Para Michelle, as mulheres negras que se candidatam em coletivos nesta eleição terão muitos desafios pela frente, além de serem possíveis alvos de violência política de gênero e de raça. Um deles tem a ver com a conformação do formato coletivo para os espaços institucionais, que não foram criados para ter esse tipo de mandato. Converter o apoio dos eleitores que se identificam com as pautas em votos pode ser outra preocupação para as candidatas.
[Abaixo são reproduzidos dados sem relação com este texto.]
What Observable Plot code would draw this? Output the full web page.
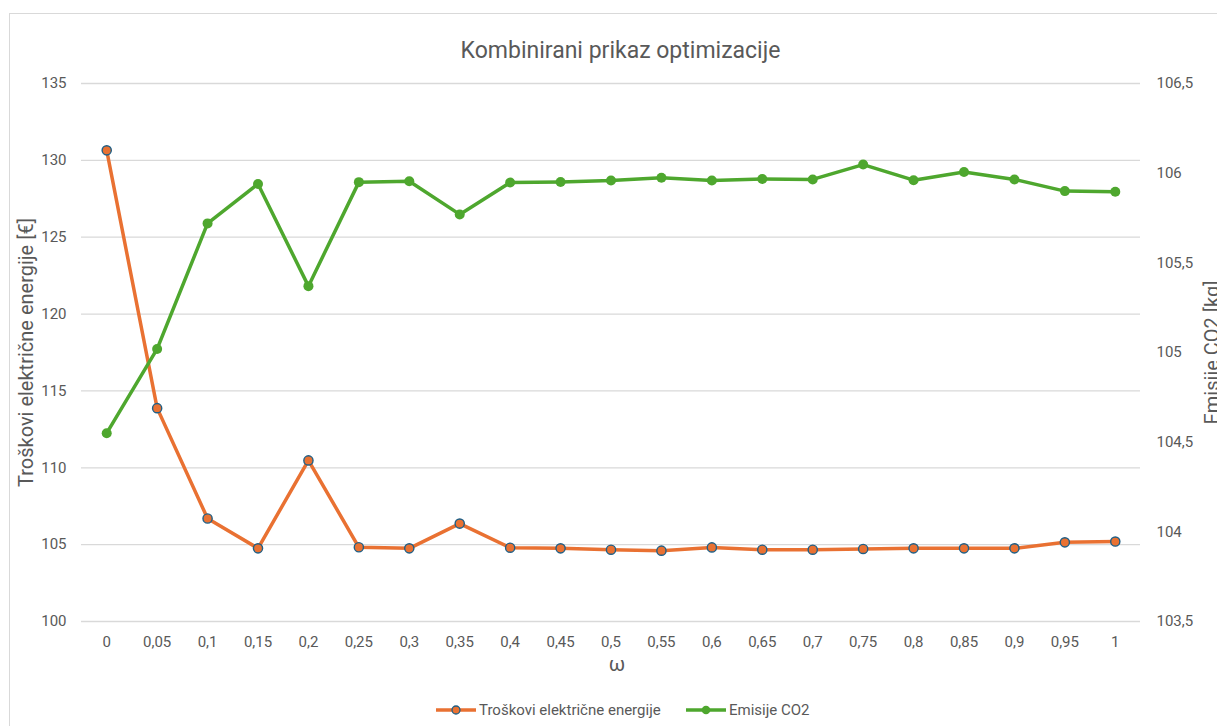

"Os movimentos de mulheres e dos negros estão fazendo mais que os partidos, na verdade, apesar deles. Temos avanços importantes, como o da divisão proporcional do fundo eleitoral e partidário para os candidatos negros. Já houve uma ampliação do debate publico, agora é preciso ver se isso vai se converter em votos".

Ela aponta que os avanços também passam por alterações nas regras do sistema político e eleitoral. "Elas desfavorecem certos grupos, fazem com que sejam muitos candidatos com pouco tempo para o debate e isso torna a competição mais desigual para as mulheres. Para as negras, nem se fala. Além disso, é preciso que a gente fale de uma reforma do sistema político, para que as parlamentares, negras, consigam avançar com as pautas que defendem no Congresso".